2. AI-Driven Predictive Maintenance
AI algorithms can monitor network health to predict failures, analyze voice patterns to detect distress, and automatically reroute communications during outages. This shifts communication infrastructure from passive utility to active safety tool.
3. Edge Computing for Local Resilience
Edge processing ensures faster call setup and local emergency broadcasting even when backhaul links fail—critical for tunnels, mines, and offshore platforms where connectivity interruptions are common.
4. Cybersecurity by Design
IP-based convergence inherits cyber risks. Future-proof systems embed encrypted SIP signaling, certificate-based authentication, and network segmentation as standard. Compliance with IEC 62443 is becoming a procurement baseline.
5. Modular Scalability
An integrated communication solution must scale from a 20-endpoint pilot to a 2,000-endpoint campus without redesign. Modular hardware—explosion-proof telephones, PA speakers, video intercoms, IP gateways—combined with software-defined networking enables incremental expansion as projects grow.

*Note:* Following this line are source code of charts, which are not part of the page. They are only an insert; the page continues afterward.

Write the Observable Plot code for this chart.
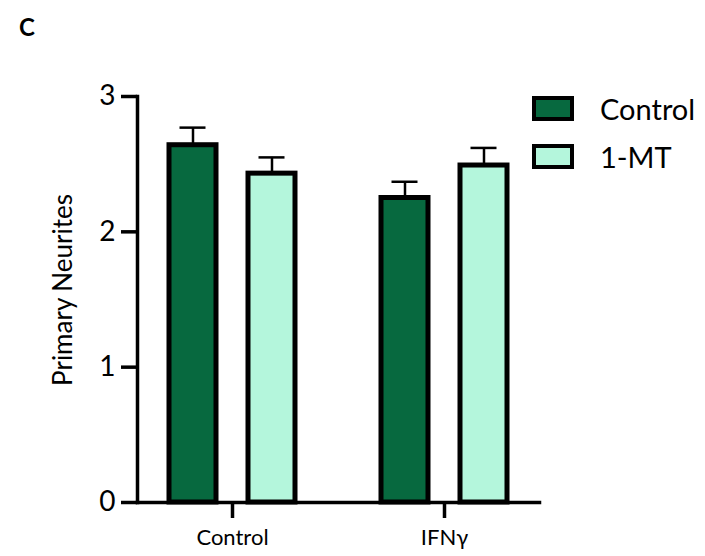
<!DOCTYPE html>
<html>
<head>
<meta charset="utf-8">
<script src="https://cdn.jsdelivr.net/npm/d3@7"></script>
<script src="https://cdn.jsdelivr.net/npm/@observablehq/plot@0.6"></script>
<style>
  html, body { margin: 0; padding: 0; background: #fff; }
  #wrap { position: relative; width: 705px; height: 556px; font-family: Lato, "Open Sans", sans-serif; }
  #wrap svg { position: absolute; left: 0; top: 0; }
  #panel { position: absolute; left: 19px; top: 12px; font-weight: bold; font-size: 24px; }
  #ylabel { position: absolute; left: 62px; top: 290px; transform: translate(-50%, -50%) rotate(-90deg); white-space: nowrap; font-size: 26px; line-height: 1; }
  #legend { position: absolute; left: 532px; top: 84px; }
  .item { display: flex; align-items: center; height: 48px; font-size: 29px; }
  .sw { width: 34px; height: 17px; border: 4px solid #000; margin-right: 26px; }
</style>
</head>
<body>
<div id="wrap">
  <div id="panel">C</div>
  <div id="ylabel">Primary Neurites</div>
  <div id="legend"></div>
</div>
<script>
const groups = ["Control", "IFNγ"];
const series = ["Control", "1-MT"];
const colors = ["#07693f", "#b4f6dc"];
// values [group][series]
const means = [[2.64, 2.43], [2.25, 2.49]];
const errors = [[0.13, 0.12], [0.12, 0.13]];
const yTicks = [0, 1, 2, 3];

const data = [];
groups.forEach((g, i) => series.forEach((s, j) => data.push({group: g, series: s, value: means[i][j], err: errors[i][j]})));

const chart = Plot.plot({
  width: 705,
  height: 556,
  marginLeft: 136,
  marginRight: 165,
  marginTop: 96,
  marginBottom: 54,
  style: {fontFamily: "Lato, 'Open Sans', sans-serif", color: "#000", background: "transparent"},
  fx: {domain: groups, paddingInner: 0.103, paddingOuter: 0},
  x: {domain: series, paddingInner: 0.4, paddingOuter: 0.394, axis: null},
  y: {domain: [0, 3], axis: null},
  color: {domain: series, range: colors},
  marks: [
    Plot.ruleX(data, {fx: "group", x: "series", y1: "value", y2: d => d.value + d.err, stroke: "#000", strokeWidth: 2.5}),
    Plot.tickY(data, {fx: "group", x: "series", y: d => d.value + d.err, stroke: "#000", strokeWidth: 2.5, insetLeft: 10.5, insetRight: 10.5}),
    Plot.barY(data, {fx: "group", x: "series", y: "value", fill: "series", stroke: "#000", strokeWidth: 5, inset: 0}),
    Plot.axisY({ticks: yTicks, tickFormat: d3.format("d"), tickSize: 16, tickPadding: 6, fontSize: 28, strokeWidth: 3.5, label: null}),
    Plot.axisFx({anchor: "bottom", tickSize: 16, tickPadding: 11, fontSize: 22, strokeWidth: 3.5, label: null}),
    Plot.frame({anchor: "bottom", facet: "super", stroke: "#000", strokeWidth: 3.5}),
    Plot.frame({anchor: "left", facet: "super", stroke: "#000", strokeWidth: 3.5})
  ]
});
document.getElementById("wrap").prepend(chart);

const legend = document.getElementById("legend");
series.forEach((s, i) => {
  const item = document.createElement("div");
  item.className = "item";
  const sw = document.createElement("div");
  sw.className = "sw";
  sw.style.background = colors[i];
  const label = document.createElement("span");
  label.textContent = s;
  item.append(sw, label);
  legend.append(item);
});
</script>
</body>
</html>
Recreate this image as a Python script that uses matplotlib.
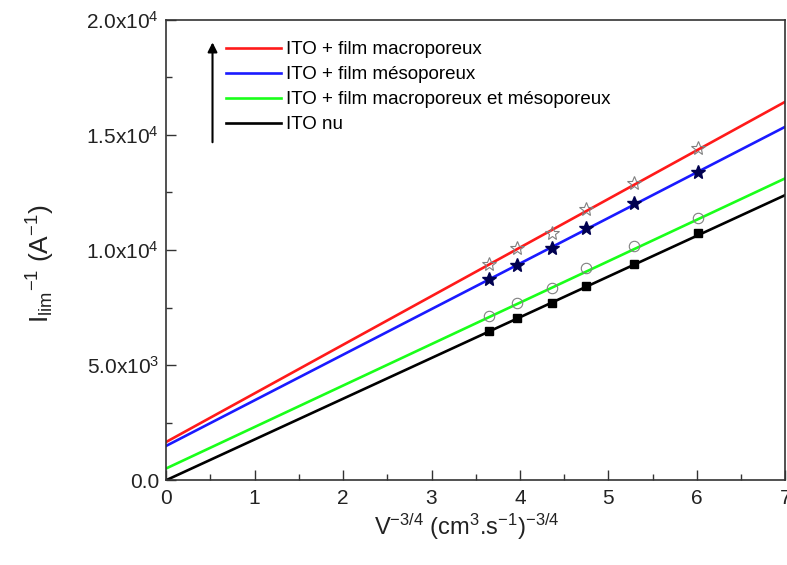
import numpy as np
import matplotlib
matplotlib.use('Agg')
import matplotlib.pyplot as plt
from matplotlib.ticker import MultipleLocator, FuncFormatter

plt.rcParams['font.family'] = ['Liberation Sans', 'DejaVu Sans']
plt.rcParams['mathtext.fontset'] = 'custom'
plt.rcParams['mathtext.rm'] = 'Liberation Sans'
plt.rcParams['mathtext.it'] = 'Liberation Sans:italic'

# data
x_pts = [3.65, 3.97, 4.36, 4.75, 5.29, 6.01]
y_macro = [9390, 10070, 10730, 11770, 12900, 14420]
y_meso = [8720, 9350, 10070, 10970, 12030, 13400]
y_macro_meso = [7130, 7680, 8360, 9200, 10170, 11390]
y_nu = [6490, 7030, 7680, 8450, 9390, 10720]

labels = ['ITO + film macroporeux', 'ITO + film mésoporeux',
          'ITO + film macroporeux et mésoporeux', 'ITO nu']
colors = ['#ff1a1a', '#1a1aff', '#1aff1a', 'black']
intercepts = [1660, 1490, 510, 0]
slopes = [2112, 1981, 1801, 1770]

fig = plt.figure(figsize=(7.87, 5.65), dpi=100)
ax = fig.add_axes([0.211, 0.150, 0.787, 0.815])

x_line = np.array([0, 7])
for b, m, c, lab in zip(intercepts, slopes, colors, labels):
    ax.plot(x_line, b + m * x_line, color=c, lw=1.9, label=lab, zorder=2)

ax.plot(x_pts, y_macro, ls='none', marker='*', ms=10, mfc='none',
        mec='gray', mew=0.8, zorder=3)
ax.plot(x_pts, y_meso, ls='none', marker='*', ms=10, mfc='#000050',
        mec='#000050', zorder=3)
ax.plot(x_pts, y_macro_meso, ls='none', marker='o', ms=7.5, mfc='none',
        mec='gray', mew=0.8, zorder=3)
ax.plot(x_pts, y_nu, ls='none', marker='s', ms=6, color='black', zorder=3)

ax.set_xlim(0, 7)
ax.set_ylim(0, 20000)
ax.xaxis.set_major_locator(MultipleLocator(1))
ax.xaxis.set_minor_locator(MultipleLocator(0.5))
ax.yaxis.set_major_locator(MultipleLocator(5000))
ax.yaxis.set_minor_locator(MultipleLocator(2500))


def yfmt(v, pos):
    if v <= 0:
        return '0.0'
    e = int(np.floor(np.log10(v)))
    return '%.1fx10$^{%d}$' % (v / 10 ** e, e)


ax.yaxis.set_major_formatter(FuncFormatter(yfmt))
ax.tick_params(which='both', direction='in', labelsize=15, width=1,
               color='#333333', labelcolor='#222222')
ax.tick_params(which='major', length=7)
ax.tick_params(which='minor', length=4)
ax.tick_params(axis='x', pad=6)
ax.tick_params(axis='y', pad=5)
for s in ax.spines.values():
    s.set_color('#333333')
    s.set_linewidth(1.2)

ax.set_xlabel('V$^{-3/4}$ (cm$^{3}$.s$^{-1}$)$^{-3/4}$', fontsize=17,
              color='#222222')
ax.xaxis.set_label_coords(0.485, -0.068)
ax.set_ylabel('I$_{\\rm lim}$$^{-1}$ (A$^{-1}$)', fontsize=19,
              color='#222222')
ax.yaxis.set_label_coords(-0.176, 0.47)

leg = ax.legend(loc='upper left', bbox_to_anchor=(0.07, 0.99), frameon=False,
                fontsize=13.5, handlelength=2.9, handletextpad=0.3,
                labelspacing=0.42)

ax.annotate('', xy=(0.075, 0.957), xytext=(0.075, 0.728),
            xycoords='axes fraction',
            arrowprops=dict(arrowstyle='-|>', color='black', lw=1.5,
                            mutation_scale=14))

fig.savefig('out.png', dpi=100)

What This Means for Your Next Project
For engineers and procurement teams specifying systems for smart infrastructure, these converging trends carry practical implications:
- Select vendors offering end-to-end solutions—from explosion-proof endpoints to dispatch software
- Prioritize open-protocol architectures (SIP-based) for interoperability
- Choose manufacturers with deployment experience across factories, transportation, and energy sectors
- Ensure hardware certifications (ATEX, IECEx, CE) match your site classifications
A provider that has delivered systems in refineries, metro tunnels, offshore vessels, and power plants understands the unique challenges each environment presents—from Zone 1 hazardous area compliance to vandal resistance in public spaces.
Partner with JOIWO for Reliable Industrial Communication
JOIWO is a specialized manufacturer of robust industrial communication systems for high-risk environments worldwide. With in-house R&D, certified manufacturing facilities, and proven deployments across oil & gas, mining, maritime, and nuclear industries, JOIWO delivers the harsh environment communication solutions your operations demand.
If you’re looking for a reliable industrial telephone manufacturer, contact us to discuss your project requirements or request a quote.
FAQs
What is unified industrial communication?
It’s the convergence of telephony, public address, alarm systems, intercom, and monitoring onto a single IP-based network—managed from one platform. This replaces traditional siloed systems with an integrated architecture that improves response times and reduces costs.
Why are smart infrastructure projects adopting VoIP-based systems?
Industrial VoIP provides the flexibility to carry voice, video, and data over one network while supporting centralized management, remote firmware updates, and integration with IoT sensors and building management systems.
How do industrial telephones fit into a unified system?
Modern industrial telephones function as intelligent network nodes—providing emergency voice access, triggering PA announcements, interfacing with alarm panels, and reporting environmental data, all through standard SIP/IP protocols.
What industries benefit most from integrated communication solutions?
Smart factories, transportation infrastructure (tunnels, metros, highways), oil & gas, power generation, mining, and marine/offshore installations all benefit significantly from converged communication architectures.